Afin d’évaluer ses performances, la Régie fait le suivi régulier du nombre de dossiers traités et de décisions rendues avec la durée de traitement des dossiers. Ces données sont publiées dans le rapport annuel et donc mises à la disposition de toute personne qui pourrait s’y intéresser. Par contre, la Régie n’a pas adopté de cibles particulières à atteindre si ce n’est que de respecter l’obligation légale à l’effet que toute décision doit être rendue avec diligence, ce qui est très variable selon la nature et la complexité du dossier à examiner. L’approche privilégiée par la Régie est de maintenir une communication ouverte et continue avec les participants à ses travaux. Ces échanges permettent de recueillir régulièrement les commentaires, notamment quant à l’efficacité des processus en place.
De plus, une rencontre est tenue annuellement avec la majorité des participants aux travaux de la Régie, laquelle permet un échange direct avec le président. Également, un Comité de liaison du Barreau de Montréal avec la Régie, auquel siègent plusieurs représentants des participants à nos travaux, permet d’améliorer en continue nos procédures et pratiques règlementaires. Tenant compte des caractéristiques du marché québécois avec un nombre limité d’assujettis à la juridiction de la Régie, il est relativement facile de maintenir la communication avec eux et de recevoir leurs suggestions d’amélioration quant au traitement administratif des dossiers.

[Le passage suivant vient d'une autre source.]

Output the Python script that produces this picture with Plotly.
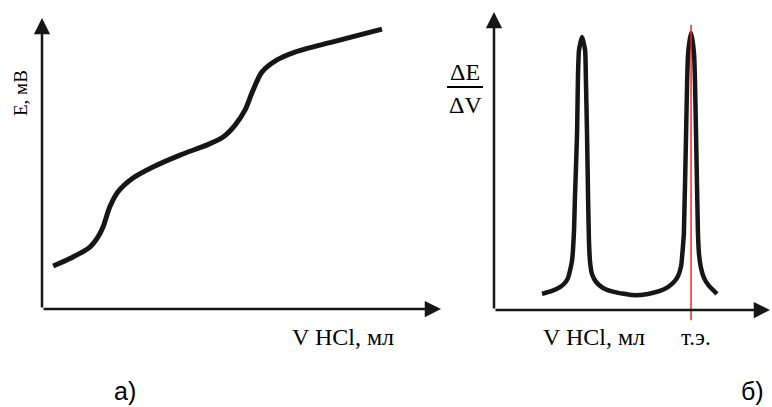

Une façon de mesurer la valeur ajoutée de la Régie pour les consommateurs pourrait consister à comparer l’augmentation annuelle de tarifs demandée par Hydro-Québec et celle fixée par la Régie après analyse du dossier. À titre d’illustration, au cours des 4 dernières années, l’examen de la Régie et des intervenants a résulté en une réduction des revenus requis de tout près de 200M $ en moyenne, ce qui correspond à une réduction tarifaire de l’ordre de 2 % par année pour les consommateurs. En moyenne, pour chaque 1 $ de coût de fonctionnement de la Régie correspond une réduction tarifaire de l’ordre de 110 $. Ces estimations sommaires indiquent assez clairement que les consommateurs en ont pour leur argent.